Ferris is among many worldwide turning to family, friends and strangers on the Internet to help raise cash for a personal financial need. Websites devoted to "crowdfunding" — which allows users to start a campaign to raise small to large amounts of money through a group of contributors — are popping up in increasing numbers. Over the past few years, in the depths of economic recession, crowdfunding has gone from a $32 million market to a $123 million market between 2010 and 2012, according to a research report from The Daily Crowdsource, an industry publication.
And while companies and nonprofits have turned to sites like Kickstarter and Indiegogo to fund startups and projects when traditional sources of funding fail, individuals are also turning to crowdfunding to finance everything from college education to infertility treatments to honeymoons.

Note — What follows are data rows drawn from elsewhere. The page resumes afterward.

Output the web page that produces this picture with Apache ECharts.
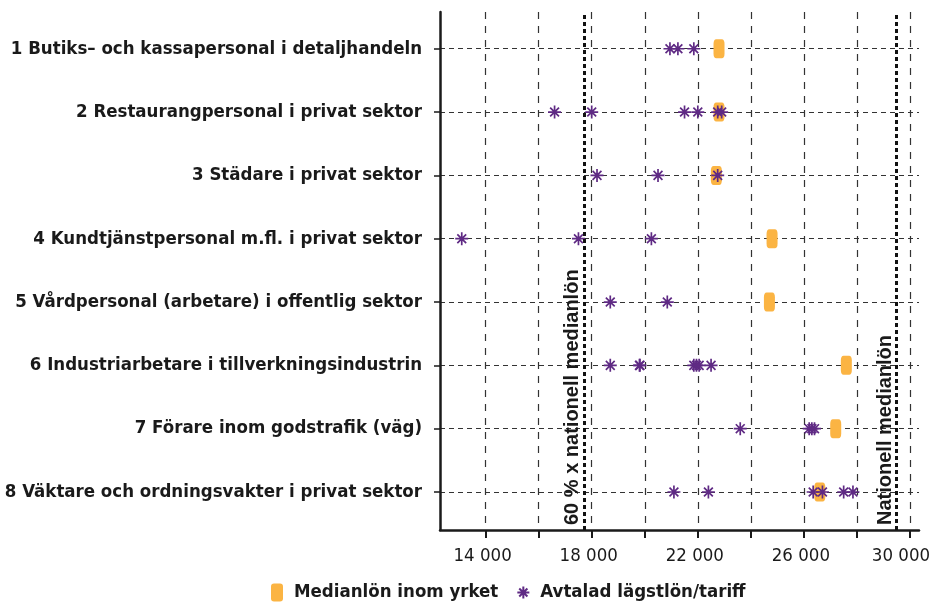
<!DOCTYPE html>
<html>
<head>
<meta charset="utf-8">
<script src="https://cdn.jsdelivr.net/npm/echarts@6/dist/echarts.min.js"></script>
<style>html,body{margin:0;padding:0;background:#fff}#c{width:934px;height:605px}</style>
</head>
<body>
<div id="c"></div>
<script>
const categories = [
  '1 Butiks\u2013 och kassapersonal i detaljhandeln',
  '2 Restaurangpersonal i privat sektor',
  '3 Städare i privat sektor',
  '4 Kundtjänstpersonal m.fl. i privat sektor',
  '5 Vårdpersonal (arbetare) i offentlig sektor',
  '6 Industriarbetare i tillverkningsindustrin',
  '7 Förare inom godstrafik (väg)',
  '8 Väktare och ordningsvakter i privat sektor'
];
const medianValues = [22800, 22800, 22700, 24800, 24700, 27600, 27200, 26600];
const tariffValues = [
  [20950, 21250, 21850],
  [16600, 18000, 21500, 22000, 22750, 22900],
  [18200, 20500, 22750],
  [13100, 17500, 20250],
  [18700, 20850],
  [18700, 19800, 19820, 21850, 21950, 22050, 22500],
  [23600, 26200, 26300, 26400],
  [21100, 22400, 26350, 26700, 27500, 27850]
];
const xTickValues = [14000, 16000, 18000, 20000, 22000, 24000, 26000, 28000, 30000];
const xLabelValues = [14000, 18000, 22000, 26000, 30000];
const rowValues = [1, 2, 3, 4, 5, 6, 7, 8];
const nationalMedian = 29500;
const sixtyPercent = 17700;
const seriesNames = ['Medianlön inom yrket', 'Avtalad lägstlön/tariff'];
const refLabels = ['60 % x nationell medianlön', 'Nationell medianlön'];

const Y_MIN = 0.42, Y_MAX = 8.6;
const condensed = "'DejaVu Sans Condensed', 'Liberation Sans Narrow', sans-serif";
const starPath = 'path://M5 0 L5 10 M0 5 L10 5 M1.6 1.6 L8.4 8.4 M1.6 8.4 L8.4 1.6';
const purple = '#5f2a84';
const orange = '#fbb443';

const medianData = medianValues.map((v, i) => [v, i + 1]);
const tariffData = [];
tariffValues.forEach((arr, i) => arr.forEach(v => tariffData.push([v, i + 1])));

const fmt = v => {
  const s = String(v).replace(/\B(?=(\d{3})+(?!\d))/g, ' ');
  return v === xLabelValues[xLabelValues.length - 1] ? '{last|' + s + '}' : '{n|' + s + '}';
};

const refLine = (x, text) => [
  {coord: [x, Y_MAX], label: {formatter: text}},
  {coord: [x, Y_MIN]}
];

const chart = echarts.init(document.getElementById('c'), null, {renderer: 'canvas'});
chart.setOption({
  animation: false,
  grid: {left: 440, right: 15, top: 12, bottom: 75, containLabel: false, outerBoundsMode: 'none'},
  legend: {
    left: 266, top: 578,
    itemWidth: 12, itemHeight: 18, itemGap: 18,
    textStyle: {fontFamily: condensed, fontWeight: 'bold', fontSize: 18.5, color: '#1a1a1a', padding: [0, 0, 0, 6]},
    data: [
      {name: seriesNames[0], icon: 'roundRect'},
      {name: seriesNames[1], icon: starPath}
    ]
  },
  xAxis: {
    type: 'value', min: 12280, max: 30340,
    axisLine: {show: true, lineStyle: {color: '#1a1a1a', width: 2.5}},
    axisTick: {show: true, length: 8, customValues: xTickValues, lineStyle: {color: '#1a1a1a', width: 2}},
    axisLabel: {customValues: xLabelValues, formatter: fmt, margin: 17,
      fontFamily: condensed, fontSize: 18.5, color: '#1a1a1a',
      rich: {
        n: {fontFamily: condensed, fontSize: 18.5, color: '#1a1a1a', padding: [0, 6, 0, 0]},
        last: {fontFamily: condensed, fontSize: 18.5, color: '#1a1a1a', padding: [0, 18, 0, 0]}
      }},
    splitLine: {show: true, lineStyle: {color: '#333', type: [7, 7], width: 1.2}}
  },
  yAxis: {
    type: 'value', inverse: true, min: Y_MIN, max: Y_MAX,
    axisLine: {show: true, lineStyle: {color: '#1a1a1a', width: 2.5}},
    axisTick: {show: true, length: 6, customValues: rowValues, lineStyle: {color: '#1a1a1a', width: 1.5}},
    axisLabel: {customValues: rowValues, formatter: v => categories[Math.round(v) - 1] || '',
      margin: 18, fontFamily: condensed, fontWeight: 'bold', fontSize: 18.5, color: '#1a1a1a'},
    splitLine: {show: true, lineStyle: {color: '#333', type: [5, 4], width: 1.2}}
  },
  series: [
    {
      name: seriesNames[0], type: 'scatter', data: medianData,
      symbol: 'roundRect', symbolSize: [11, 19], z: 3,
      itemStyle: {color: orange, opacity: 1},
      markLine: {
        silent: true, symbol: 'none',
        lineStyle: {color: '#111', width: 3, type: [4, 3]},
        label: {show: true, position: 'insideStartTop', distance: [5, 1],
          fontFamily: "'Liberation Sans', Arial, sans-serif", fontWeight: 'bold', fontSize: 20, color: '#1a1a1a'},
        data: [
          refLine(sixtyPercent, refLabels[0]),
          refLine(nationalMedian, refLabels[1])
        ]
      }
    },
    {
      name: seriesNames[1], type: 'scatter', data: tariffData,
      symbol: starPath, symbolSize: 13, z: 4,
      itemStyle: {color: 'rgba(0,0,0,0)', borderColor: purple, borderWidth: 1.7, opacity: 1}
    }
  ]
});
</script>
</body>
</html>
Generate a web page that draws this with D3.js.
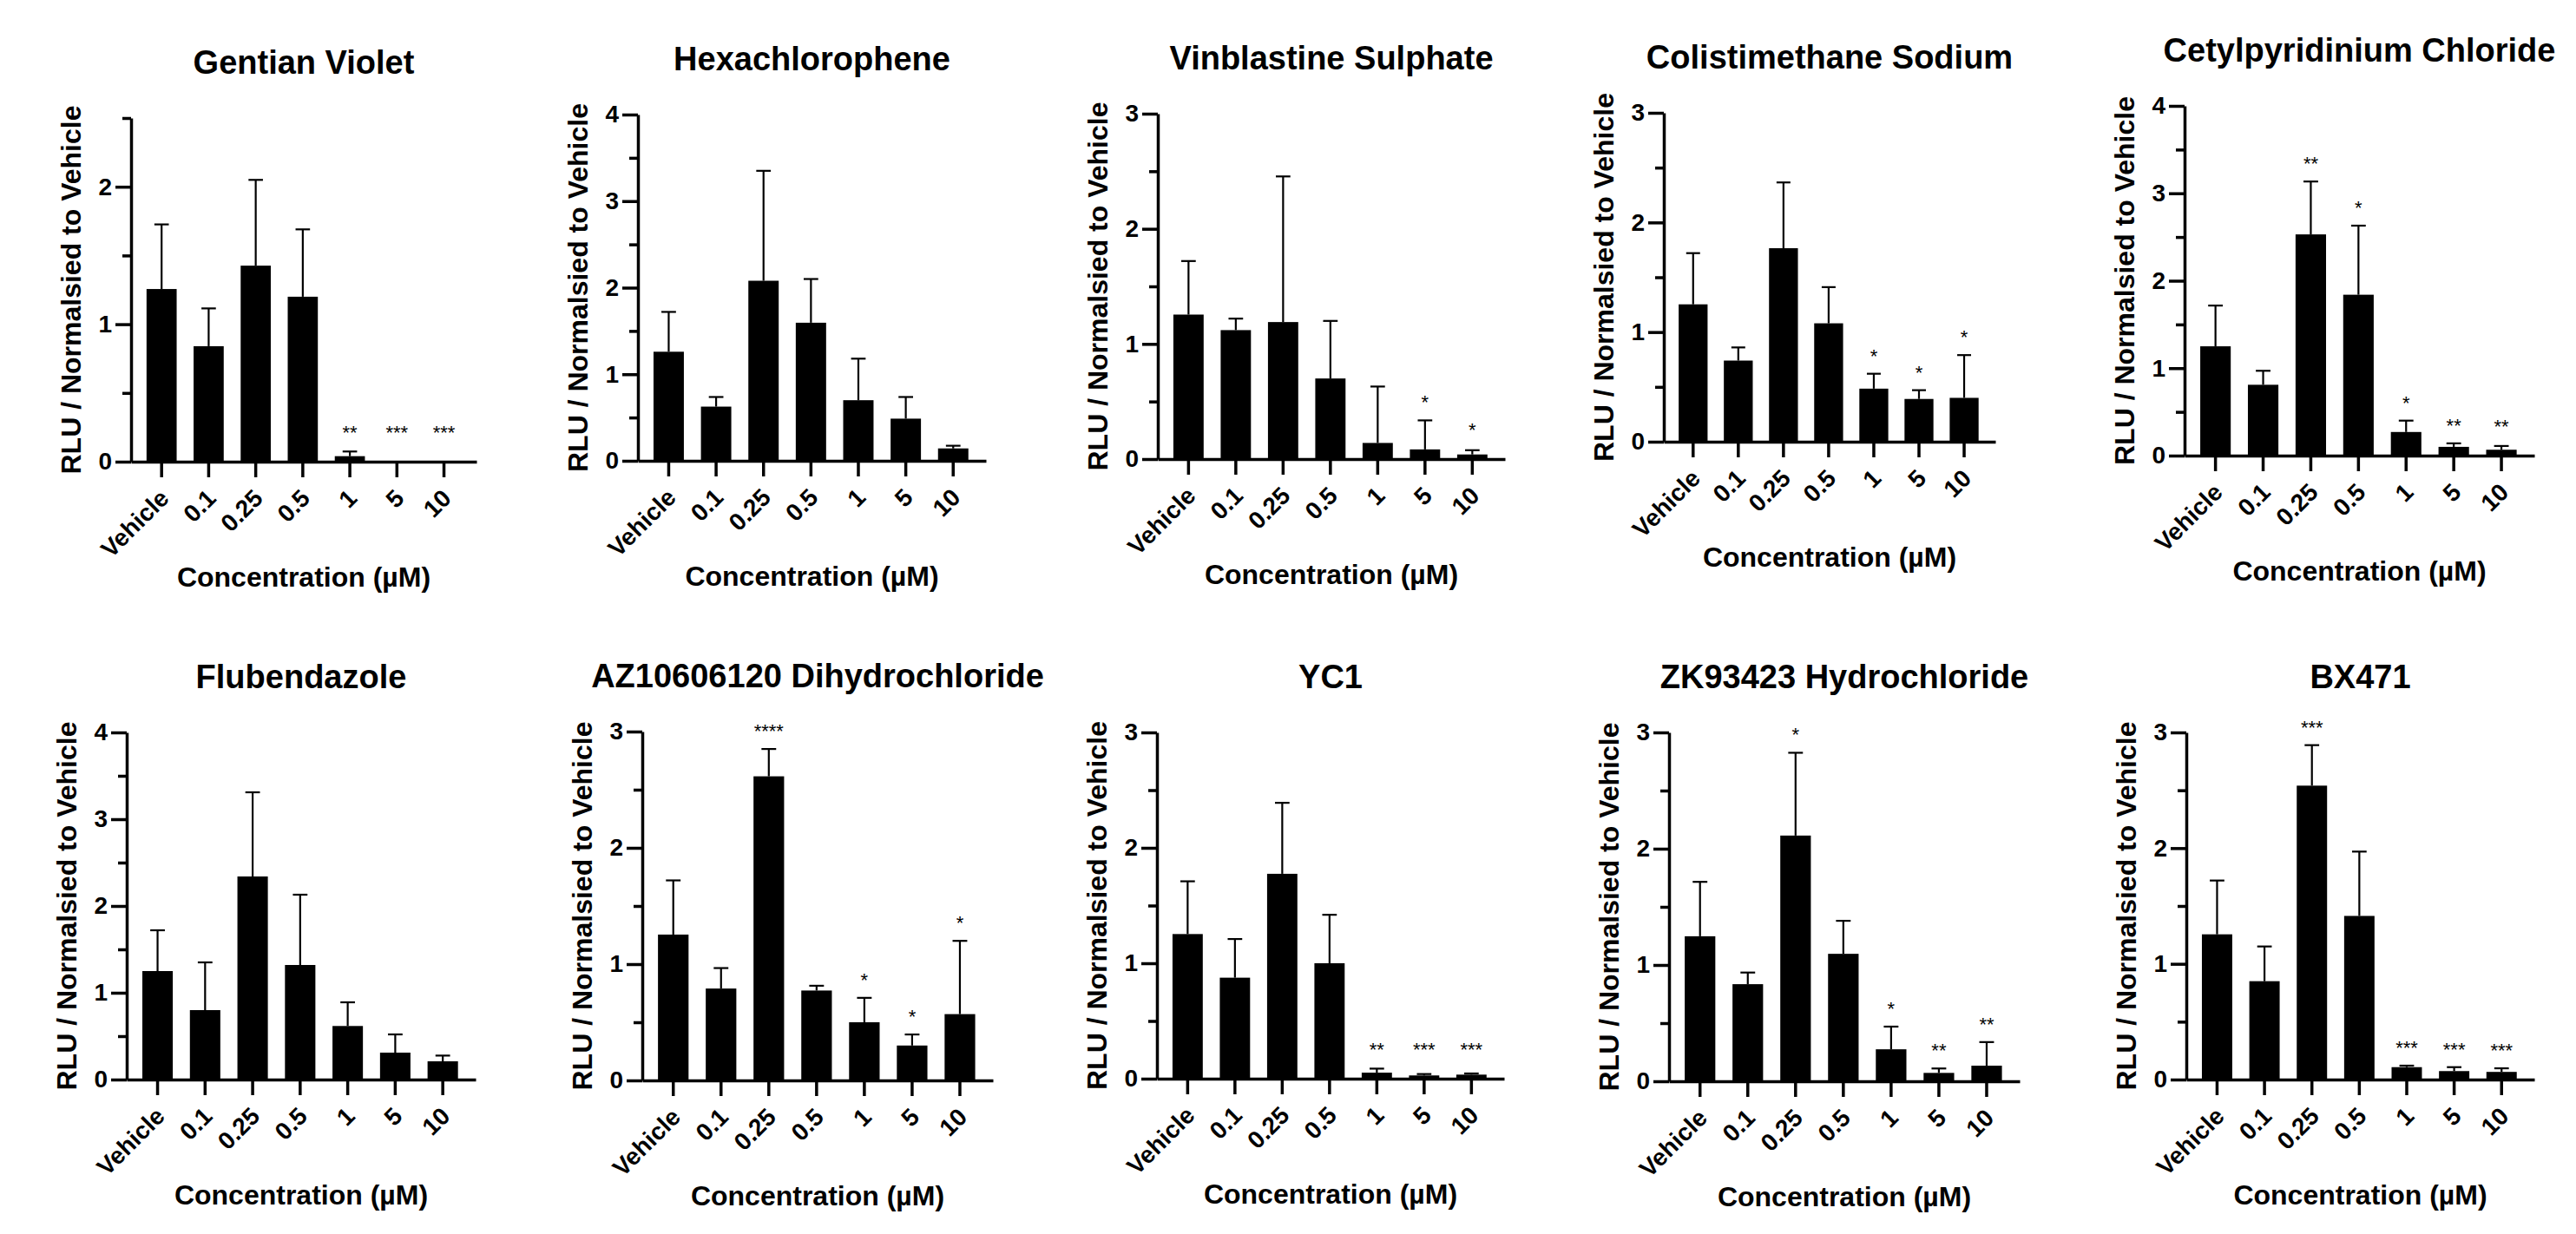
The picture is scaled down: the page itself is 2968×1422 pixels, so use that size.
<!DOCTYPE html>
<html>
<head>
<meta charset="utf-8">
<script src="https://cdn.jsdelivr.net/npm/d3@7"></script>
<style>
    body {margin: 0; background: #fff;}
    svg text {font-family: "Liberation Sans", Arial, Helvetica, sans-serif; fill: #000;}
    .axis path, .axis line {stroke: #000; stroke-width: 3.5px;}
    .axis text {font-size: 28px; font-weight: bold;}
    .title {font-size: 38px; font-weight: bold;}
    .label {font-size: 32px; font-weight: bold;}
    .sig {font-size: 22px;}
    .err line {stroke: #000; stroke-width: 2.2px;}
</style>
</head>
<body>
<svg id="fig"></svg>
<script>
// ---- data (mean, SD above mean, significance) ----
const categories = ["Vehicle", "0.1", "0.25", "0.5", "1", "5", "10"];
const drugNames = ["Gentian Violet", "Hexachlorophene", "Vinblastine Sulphate", "Colistimethane Sodium",
    "Cetylpyridinium Chloride", "Flubendazole", "AZ10606120 Dihydrochloride", "YC1",
    "ZK93423 Hydrochloride", "BX471"];
const yMaxes = [2.5, 4, 3, 3, 4, 4, 3, 3, 3, 3];

const gentianMean = [1.256, 0.84, 1.426, 1.20, 0.04, 0, 0];
const gentianSD   = [0.47, 0.275, 0.624, 0.49, 0.034, 0, 0];
const gentianSig  = ["", "", "", "", "**", "***", "***"];

const hexaMean = [1.26, 0.626, 2.08, 1.595, 0.70, 0.487, 0.143];
const hexaSD   = [0.46, 0.111, 1.27, 0.505, 0.48, 0.25, 0.031];
const hexaSig  = ["", "", "", "", "", "", ""];

const vinblastineMean = [1.255, 1.12, 1.19, 0.70, 0.14, 0.084, 0.04];
const vinblastineSD   = [0.465, 0.10, 1.265, 0.50, 0.49, 0.252, 0.037];
const vinblastineSig  = ["", "", "", "", "", "*", "*"];

const colistiMean = [1.253, 0.74, 1.765, 1.08, 0.484, 0.39, 0.40];
const colistiSD   = [0.467, 0.12, 0.60, 0.33, 0.136, 0.08, 0.39];
const colistiSig  = ["", "", "", "", "*", "*", "*"];

const cetylMean = [1.25, 0.81, 2.53, 1.84, 0.27, 0.10, 0.067];
const cetylSD   = [0.466, 0.16, 0.605, 0.79, 0.13, 0.04, 0.043];
const cetylSig  = ["", "", "**", "*", "*", "**", "**"];

const flubenMean = [1.25, 0.80, 2.34, 1.32, 0.617, 0.31, 0.21];
const flubenSD   = [0.47, 0.55, 0.97, 0.81, 0.273, 0.21, 0.066];
const flubenSig  = ["", "", "", "", "", "", ""];

const azMean = [1.254, 0.79, 2.615, 0.773, 0.50, 0.30, 0.57];
const azSD   = [0.466, 0.176, 0.235, 0.041, 0.21, 0.095, 0.63];
const azSig  = ["", "", "****", "", "*", "*", "*"];

const yc1Mean = [1.253, 0.875, 1.775, 1.0, 0.052, 0.028, 0.035];
const yc1SD   = [0.457, 0.335, 0.615, 0.42, 0.035, 0.012, 0.01];
const yc1Sig  = ["", "", "", "", "**", "***", "***"];

const zkMean = [1.247, 0.835, 2.113, 1.096, 0.275, 0.072, 0.134];
const zkSD   = [0.468, 0.10, 0.712, 0.284, 0.195, 0.038, 0.203];
const zkSig  = ["", "", "*", "", "*", "**", "**"];

const bxMean = [1.255, 0.85, 2.54, 1.414, 0.107, 0.073, 0.066];
const bxSD   = [0.465, 0.30, 0.35, 0.556, 0.013, 0.034, 0.031];
const bxSig  = ["", "", "***", "", "***", "***", "***"];

const panelMeans = [gentianMean, hexaMean, vinblastineMean, colistiMean, cetylMean,
    flubenMean, azMean, yc1Mean, zkMean, bxMean];
const panelSDs = [gentianSD, hexaSD, vinblastineSD, colistiSD, cetylSD,
    flubenSD, azSD, yc1SD, zkSD, bxSD];
const panelSig = [gentianSig, hexaSig, vinblastineSig, colistiSig, cetylSig,
    flubenSig, azSig, yc1Sig, zkSig, bxSig];

// ---- layout: y-axis x, zero line, axis top, end of x axis ----
const panelLayout = [
    {x: 151, y0: 532, top: 136, right: 549},
    {x: 735, y0: 531, top: 132, right: 1136},
    {x: 1334, y0: 529, top: 131, right: 1734},
    {x: 1917, y0: 509, top: 130, right: 2299},
    {x: 2517, y0: 525, top: 122, right: 2920},
    {x: 146, y0: 1244, top: 844, right: 548},
    {x: 740, y0: 1245, top: 843, right: 1144},
    {x: 1333, y0: 1243, top: 844, right: 1733},
    {x: 1923, y0: 1246, top: 844, right: 2327},
    {x: 2519, y0: 1244, top: 844, right: 2920}
];

const svg = d3.select("#fig")
    .attr("width", 2968)
    .attr("height", 1422);
svg.append("rect").attr("width", 2968).attr("height", 1422).attr("fill", "#fff");

function drawPanel(i) {
    const L = panelLayout[i];
    const yMax = yMaxes[i];
    const data = categories.map((c, j) => ({
        key: c, mean: panelMeans[i][j], sd: panelSDs[i][j], sig: panelSig[i][j]
    }));

    const x = d3.scaleBand()
        .domain(categories)
        .range([L.x, L.right])
        .paddingInner(0.36)
        .paddingOuter(0.35)
        .align(0.47);
    const y = d3.scaleLinear()
        .domain([0, yMax])
        .range([L.y0, L.top]);

    const g = svg.append("g").attr("class", "panel");

    // bars
    g.selectAll(".bar")
        .data(data)
        .enter().append("rect")
        .attr("class", "bar")
        .attr("x", d => x(d.key))
        .attr("width", x.bandwidth())
        .attr("y", d => y(d.mean))
        .attr("height", d => y(0) - y(d.mean))
        .attr("fill", "#000");

    // error bars (upper only)
    const capW = x.bandwidth() * 0.48;
    const err = g.selectAll(".err")
        .data(data.filter(d => d.sd > 0))
        .enter().append("g")
        .attr("class", "err")
        .attr("transform", d => `translate(${x(d.key) + x.bandwidth() / 2},0)`);
    err.append("line")
        .attr("x1", 0).attr("x2", 0)
        .attr("y1", d => y(d.mean))
        .attr("y2", d => y(d.mean + d.sd));
    err.append("line")
        .attr("x1", -capW / 2).attr("x2", capW / 2)
        .attr("y1", d => y(d.mean + d.sd))
        .attr("y2", d => y(d.mean + d.sd));

    // significance stars
    g.selectAll(".sig")
        .data(data.filter(d => d.sig !== ""))
        .enter().append("text")
        .attr("class", "sig")
        .attr("text-anchor", "middle")
        .attr("x", d => x(d.key) + x.bandwidth() / 2)
        .attr("y", d => Math.min(y(d.mean + d.sd) - 13, y(0) - 26))
        .text(d => d.sig);

    // y axis: labelled major ticks + minor half ticks
    g.append("g")
        .attr("class", "axis")
        .attr("transform", `translate(${L.x},0)`)
        .call(d3.axisLeft(y).tickValues(d3.range(0.5, yMax + 0.001, 1)).tickSize(10).tickSizeOuter(0).tickFormat(""))
        .select(".domain").remove();
    g.append("g")
        .attr("class", "axis")
        .attr("transform", `translate(${L.x},0)`)
        .call(d3.axisLeft(y).tickValues(d3.range(0, yMax + 0.001, 1)).tickSize(18).tickSizeOuter(0)
            .tickPadding(4).tickFormat(d3.format("d")));

    // x axis
    const xa = g.append("g")
        .attr("class", "axis")
        .attr("transform", `translate(0,${L.y0})`)
        .call(d3.axisBottom(x).tickSize(18).tickSizeOuter(0));
    xa.selectAll("text")
        .attr("x", 0).attr("y", 0).attr("dy", 0)
        .attr("text-anchor", "end")
        .attr("transform", "translate(10,44) rotate(-45)");

    const cx = (L.x + L.right) / 2;
    g.append("text")
        .attr("class", "title")
        .attr("text-anchor", "middle")
        .attr("x", cx).attr("y", L.top - 51)
        .text(drugNames[i]);
    g.append("text")
        .attr("class", "label")
        .attr("text-anchor", "middle")
        .attr("x", cx).attr("y", L.y0 + 144)
        .text("Concentration (µM)");
    g.append("text")
        .attr("class", "label")
        .attr("text-anchor", "middle")
        .attr("transform", `translate(${L.x - 58},${(L.y0 + L.top) / 2}) rotate(-90)`)
        .text("RLU / Normalsied to Vehicle");
}

drugNames.forEach((d, i) => drawPanel(i));
</script>
</body>
</html>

“The growth we’ve seen lately has been with personal crowdfunding projects,” said Ellen Sperling, co-founder at youvegotfunds.com, the site Ferris is using to raise money for her dad. “More people are doing it. For the average person, expenses have become so high that people are more open to trying different alternatives to connect with people who can help.”
Not just asking for cash
When Ferris decided to start a crowdfunding campaign, she was a little hesitant about just asking people for cash on the Internet. “You know, there’s a little pride involved,” she said. “You don’t want to go out asking for money. But you see other people doing it and I figured it can’t be so bad. I think it’s definitely starting to be a bit of a norm right now.”
Despite the potential stigma attached with asking for money, crowdfunding has experienced incredibly high levels of growth. According a report from Massolution, a crowdfunding advisory firm, global crowdfunding volumes increased by 81 percent between 2011 and 2012, and $5.1 billion will be raised through crowdfunding platforms in 2013, compared with $2.7 billion in 2012 and $1.5 billion in 2011.
The setup of crowdfunding is meant to diffuse the pain of asking others for money, according to experts in the industry. By starting a “campaign” instead of going directly to a friend or relative for cash, there is an intermediary between the giver and the recipient of the money, said Lee Andrews, a crowdfunding consultant and vice president of business development at crowdfunding site, When You Wish.
“Culturally, people aren’t comfortable asking for money, even when they really need it, but when there’s an intermediary, or the person receiving funds can offer something in return like a hand-written note or a thank you video, it kind of relieves the cultural pressure of asking for money,” Andrews said.
Marcos Cordero, the founder of GradSave — which allows friends and family to contribute to a child’s college savings — said the number one hesitation from people considering crowdfunding is asking for money. But the combination of having his site act as a go-between and people’s desire to give something of value means contributors feel less like they are being asked for a handout and more like they are helping build a child's future.